→ **Task requirements**: Produce a word-for-word copy of the listing below without its pictures.

"""

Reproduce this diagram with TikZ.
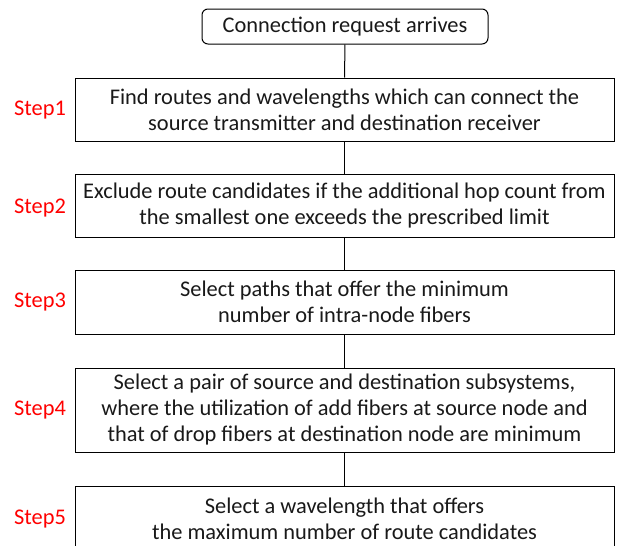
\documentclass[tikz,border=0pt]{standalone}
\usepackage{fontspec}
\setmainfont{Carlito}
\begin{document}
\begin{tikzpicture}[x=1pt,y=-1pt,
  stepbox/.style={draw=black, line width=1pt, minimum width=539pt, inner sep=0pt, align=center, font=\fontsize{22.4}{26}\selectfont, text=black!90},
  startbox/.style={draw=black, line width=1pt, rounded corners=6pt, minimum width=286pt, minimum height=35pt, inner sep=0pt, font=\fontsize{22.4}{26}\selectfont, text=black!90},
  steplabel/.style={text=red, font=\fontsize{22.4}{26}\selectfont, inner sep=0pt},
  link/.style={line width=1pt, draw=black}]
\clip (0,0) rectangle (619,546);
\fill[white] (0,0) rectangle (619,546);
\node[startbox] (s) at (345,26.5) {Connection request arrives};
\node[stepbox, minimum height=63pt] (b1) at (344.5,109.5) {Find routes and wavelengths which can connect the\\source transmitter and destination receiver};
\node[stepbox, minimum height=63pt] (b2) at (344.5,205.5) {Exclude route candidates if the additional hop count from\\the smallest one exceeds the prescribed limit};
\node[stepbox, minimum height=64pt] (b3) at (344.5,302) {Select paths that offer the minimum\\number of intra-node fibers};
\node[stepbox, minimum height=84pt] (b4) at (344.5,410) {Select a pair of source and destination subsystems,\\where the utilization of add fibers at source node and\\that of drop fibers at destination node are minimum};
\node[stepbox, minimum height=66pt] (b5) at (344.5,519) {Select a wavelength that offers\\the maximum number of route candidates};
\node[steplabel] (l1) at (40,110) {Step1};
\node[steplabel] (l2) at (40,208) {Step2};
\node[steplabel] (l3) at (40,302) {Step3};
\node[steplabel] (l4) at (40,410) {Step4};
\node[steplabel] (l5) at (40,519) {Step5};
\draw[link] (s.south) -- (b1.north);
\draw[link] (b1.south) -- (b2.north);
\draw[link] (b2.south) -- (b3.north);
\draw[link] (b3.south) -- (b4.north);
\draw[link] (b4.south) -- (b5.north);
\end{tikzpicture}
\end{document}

"""

→ **Task solution**:
Reproduce this diagram with TikZ.
\documentclass[tikz,border=0pt]{standalone}
\usepackage{fontspec}
\setmainfont{Carlito}
\begin{document}
\begin{tikzpicture}[x=1pt,y=-1pt,
  stepbox/.style={draw=black, line width=1pt, minimum width=539pt, inner sep=0pt, align=center, font=\fontsize{22.4}{26}\selectfont, text=black!90},
  startbox/.style={draw=black, line width=1pt, rounded corners=6pt, minimum width=286pt, minimum height=35pt, inner sep=0pt, font=\fontsize{22.4}{26}\selectfont, text=black!90},
  steplabel/.style={text=red, font=\fontsize{22.4}{26}\selectfont, inner sep=0pt},
  link/.style={line width=1pt, draw=black}]
\clip (0,0) rectangle (619,546);
\fill[white] (0,0) rectangle (619,546);
\node[startbox] (s) at (345,26.5) {Connection request arrives};
\node[stepbox, minimum height=63pt] (b1) at (344.5,109.5) {Find routes and wavelengths which can connect the\\source transmitter and destination receiver};
\node[stepbox, minimum height=63pt] (b2) at (344.5,205.5) {Exclude route candidates if the additional hop count from\\the smallest one exceeds the prescribed limit};
\node[stepbox, minimum height=64pt] (b3) at (344.5,302) {Select paths that offer the minimum\\number of intra-node fibers};
\node[stepbox, minimum height=84pt] (b4) at (344.5,410) {Select a pair of source and destination subsystems,\\where the utilization of add fibers at source node and\\that of drop fibers at destination node are minimum};
\node[stepbox, minimum height=66pt] (b5) at (344.5,519) {Select a wavelength that offers\\the maximum number of route candidates};
\node[steplabel] (l1) at (40,110) {Step1};
\node[steplabel] (l2) at (40,208) {Step2};
\node[steplabel] (l3) at (40,302) {Step3};
\node[steplabel] (l4) at (40,410) {Step4};
\node[steplabel] (l5) at (40,519) {Step5};
\draw[link] (s.south) -- (b1.north);
\draw[link] (b1.south) -- (b2.north);
\draw[link] (b2.south) -- (b3.north);
\draw[link] (b3.south) -- (b4.north);
\draw[link] (b4.south) -- (b5.north);
\end{tikzpicture}
\end{document}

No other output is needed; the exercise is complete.